Perhaps contrary to popular belief, communications professionals love data. When we’re pitching stories, data adds relevancy and credibility. When we’re measuring efforts, data provides clarity on what’s working and what’s not. Data is everywhere in our work and now - particularly in the current media landscape - being able to look at data and pull out useful insights and stories is an essential PR skill. More than just spitting out how many clips were secured or how many people liked a tweet, our focus must turn to what all that data means as a way to build a better strategy to support business goals. That may sound like a monumental task, but here are a couple ways to look at data that will get you well on your way.
Stories over time
One of the more efficient ways to pull valuable insights is by looking at a given industry and tracking which story topics have received traction over a period of time. This data can help determine a trend line and predict if a topic still has opportunity or space in the market - or is old news.
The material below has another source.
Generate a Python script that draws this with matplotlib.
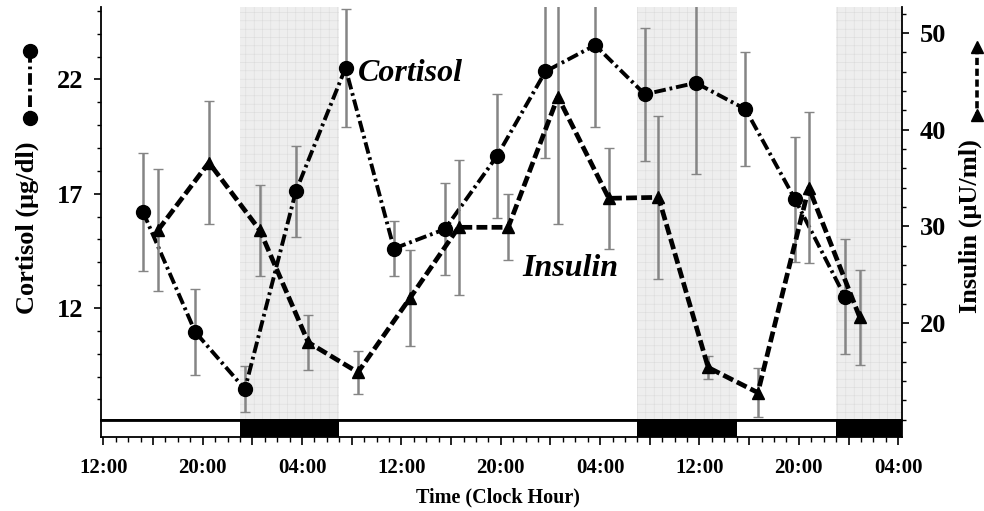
import matplotlib
matplotlib.use('Agg')
import matplotlib.pyplot as plt
from matplotlib.lines import Line2D
from matplotlib.ticker import FixedLocator, MultipleLocator

# sample times in hours after 12:00 on the first day
CORTISOL_HOURS = [3.2, 7.4, 11.4, 15.5, 19.5, 23.4, 27.5, 31.7, 35.6, 39.6, 43.6, 47.7, 51.7, 55.7, 59.7]
CORTISOL_MEAN = [16.2, 10.95, 8.45, 17.1, 22.5, 14.6, 15.45, 18.65, 22.35, 23.5, 21.35, 21.85, 20.7, 16.75, 12.5]
CORTISOL_SEM = [2.6, 1.9, 1.0, 2.0, 2.6, 1.2, 2.0, 2.7, 3.8, 3.6, 2.9, 4.0, 2.5, 2.75, 2.5]

INSULIN_HOURS = [4.4, 8.5, 12.6, 16.5, 20.5, 24.7, 28.6, 32.6, 36.6, 40.7, 44.7, 48.7, 52.7, 56.8, 60.9]
INSULIN_MEAN = [29.6, 36.6, 29.6, 18.0, 14.9, 22.6, 29.9, 29.9, 43.4, 32.9, 33.0, 15.4, 12.8, 34.0, 20.6]
INSULIN_SEM = [6.3, 6.4, 4.7, 2.85, 2.2, 5.0, 7.0, 3.4, 13.2, 5.2, 8.4, 1.2, 2.5, 7.8, 4.9]

# scheduled dark (sleep) periods
DARK_START = [11, 43, 59]
DARK_END = [19, 51, 64.3]

XTICK_HOURS = [0, 8, 16, 24, 32, 40, 48, 56, 64]
XTICK_LABELS = ['12:00', '20:00', '04:00', '12:00', '20:00', '04:00', '12:00', '20:00', '04:00']

plt.rcParams['font.family'] = 'Liberation Serif'
plt.rcParams['font.weight'] = 'bold'
plt.rcParams['hatch.linewidth'] = 0.4

XMIN, XMAX = -0.15, 64.3


def main():
    fig = plt.figure(figsize=(9.84, 5.11), dpi=100)

    ax = fig.add_axes([0.1031, 0.1781, 0.8135, 0.8082])
    bar_ax = fig.add_axes([0.1031, 0.1448, 0.8135, 0.0313], sharex=ax)
    ax2 = ax.twinx()

    # shaded sleep periods
    for s, e in zip(DARK_START, DARK_END):
        ax.axvspan(s, e, facecolor='#eeeeee', edgecolor='#dcdcdc', hatch='++', linewidth=0, zorder=0)

    # cortisol
    ax.errorbar(CORTISOL_HOURS, CORTISOL_MEAN, yerr=CORTISOL_SEM, fmt='none',
                ecolor='#858585', elinewidth=1.8, capsize=3.5, capthick=1.0, zorder=2)
    ax.plot(CORTISOL_HOURS, CORTISOL_MEAN, color='black', lw=2.8,
            linestyle=(0, (3.0, 1.0, 0.7, 1.0)), marker='o', ms=10, zorder=3)

    # insulin
    ax2.errorbar(INSULIN_HOURS, INSULIN_MEAN, yerr=INSULIN_SEM, fmt='none',
                 ecolor='#858585', elinewidth=1.8, capsize=3.5, capthick=1.0, zorder=2)
    ax2.plot(INSULIN_HOURS, INSULIN_MEAN, color='black', lw=3.4,
             linestyle=(0, (2.3, 0.9)), marker='^', ms=8, zorder=3)

    ax.set_xlim(XMIN, XMAX)
    ax.set_ylim(7.10, 25.17)
    ax2.set_ylim(9.97, 52.69)

    ax.text(20.5, 22.25, 'Cortisol', style='italic', fontsize=23, va='center')
    ax.text(33.7, 13.75, 'Insulin', style='italic', fontsize=23, va='center')

    for a in (ax, ax2):
        a.spines['top'].set_visible(False)
        for sp in a.spines.values():
            sp.set_linewidth(1.3)
    ax.spines['right'].set_visible(False)
    ax2.spines['left'].set_visible(False)

    ax.tick_params(axis='x', bottom=False, labelbottom=False)
    ax.set_yticks([12, 17, 22])
    ax.yaxis.set_minor_locator(MultipleLocator(1))
    ax.tick_params(axis='y', which='major', direction='out', length=5, width=1.2, labelsize=19, pad=8)
    ax.tick_params(axis='y', which='minor', direction='out', length=3, width=1.0)

    ax2.set_yticks([20, 30, 40, 50])
    ax2.yaxis.set_minor_locator(MultipleLocator(2))
    ax2.tick_params(axis='y', which='major', direction='out', length=5, width=1.2, labelsize=19, pad=8)
    ax2.tick_params(axis='y', which='minor', direction='out', length=3, width=1.0)

    # light/dark bar under the time axis
    for s, e in zip(DARK_START, DARK_END):
        bar_ax.axvspan(s, e, facecolor='black', linewidth=0)
    bar_ax.set_yticks([])
    for sp in bar_ax.spines.values():
        sp.set_linewidth(1.3)
    major_hours = list(range(0, 65, 4))
    bar_ax.xaxis.set_major_locator(FixedLocator(major_hours))
    bar_ax.set_xticklabels([XTICK_LABELS[XTICK_HOURS.index(h)] if h in XTICK_HOURS else '' for h in major_hours])
    bar_ax.xaxis.set_minor_locator(MultipleLocator(1))
    bar_ax.tick_params(axis='x', which='major', direction='out', length=6, width=1.2, labelsize=15, pad=9)
    bar_ax.tick_params(axis='x', which='minor', direction='out', length=3.5, width=1.0)
    bar_ax.set_xlim(XMIN, XMAX)

    fig.text(498 / 984, 1 - 497 / 511, 'Time (Clock Hour)', ha='center', va='center', fontsize=14.5)
    fig.text(27 / 984, 1 - 228 / 511, 'Cortisol (μg/dl)', rotation=90, ha='center', va='center', fontsize=19)
    fig.text(970 / 984, 1 - 226 / 511, 'Insulin (μU/ml)', rotation=90, ha='center', va='center', fontsize=19)

    # series keys beside the axis titles
    fig.add_artist(Line2D([30 / 984, 30 / 984], [1 - 51 / 511, 1 - 118 / 511], color='black', lw=2.8,
                          linestyle=(0, (3.0, 1.0, 0.7, 1.0)), marker='o', ms=10))
    fig.add_artist(Line2D([977 / 984, 977 / 984], [1 - 47 / 511, 1 - 115 / 511], color='black', lw=2.6,
                          linestyle=(0, (2.0, 1.0)), marker='^', ms=8))

    fig.savefig('out.png', dpi=100)


if __name__ == "__main__":
    main()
For example, say you’re a manufacturer and you want to secure some thought leadership exposure about building IoT devices. Start by looking at manufacturing publications and determining how often articles about IoT topics appear. Find out if the number of stories about this topic have increased, decreased or remained constant over the course of the past year. This type of analysis can also unearth new media targets interested in your topic area - so it’s a good ‘kill two birds with one stone’ scenario.
At InkHouse, we use a system called TrendKite to pull together all this media coverage data and run analysis on topics over time, but there are several other PR monitoring and analytics tools that can also help pull this raw information. Some smart work with Google and excel docs can also do the trick.
Channels and impact
Choosing the right mix of channels for a given story or message is probably the most important part of communications. You could have the greatest message in the world, but if it’s not reaching the right people, then you’re screwed. When it comes to taking a data approach to choosing channels, you need to analyze which channel will have the best impact on your goals. This means understanding which channels are available (for example, news publications, email newsletters, social platforms, blogs, etc.), matching them to both your story and target audiences, and prioritizing channels by the potential positive impact.
Identifying target channels in advance and measuring success against that list is obviously the easiest route, but you can also use data to inform channels, such as audience size (think unique visitors per month, followers, subscribers), audience make up (demographics, psychographics) and engagement (syndication, shares, likes/retweets). When you think about ‘impact’ consider what kind of lifespan a channel offers your content, if will it expand your reach of a target audience and how similar content has performed on that channel in the past. I’ve found it useful to ‘score’ or ‘grade’ certain channels and prioritize outreach/content creation accordingly.
Getting at insights absolutely means looking at metrics holistically and finding the stories within the data but, more importantly, you need to just be more curious. Seriously. The more you ask why something happened the way it did, and the more you try to understand it, the more capable you’ll be at identifying patterns and finding valuable information. Curiosity forms the foundation of useful insights so, really, it’s just about shifting your perspective.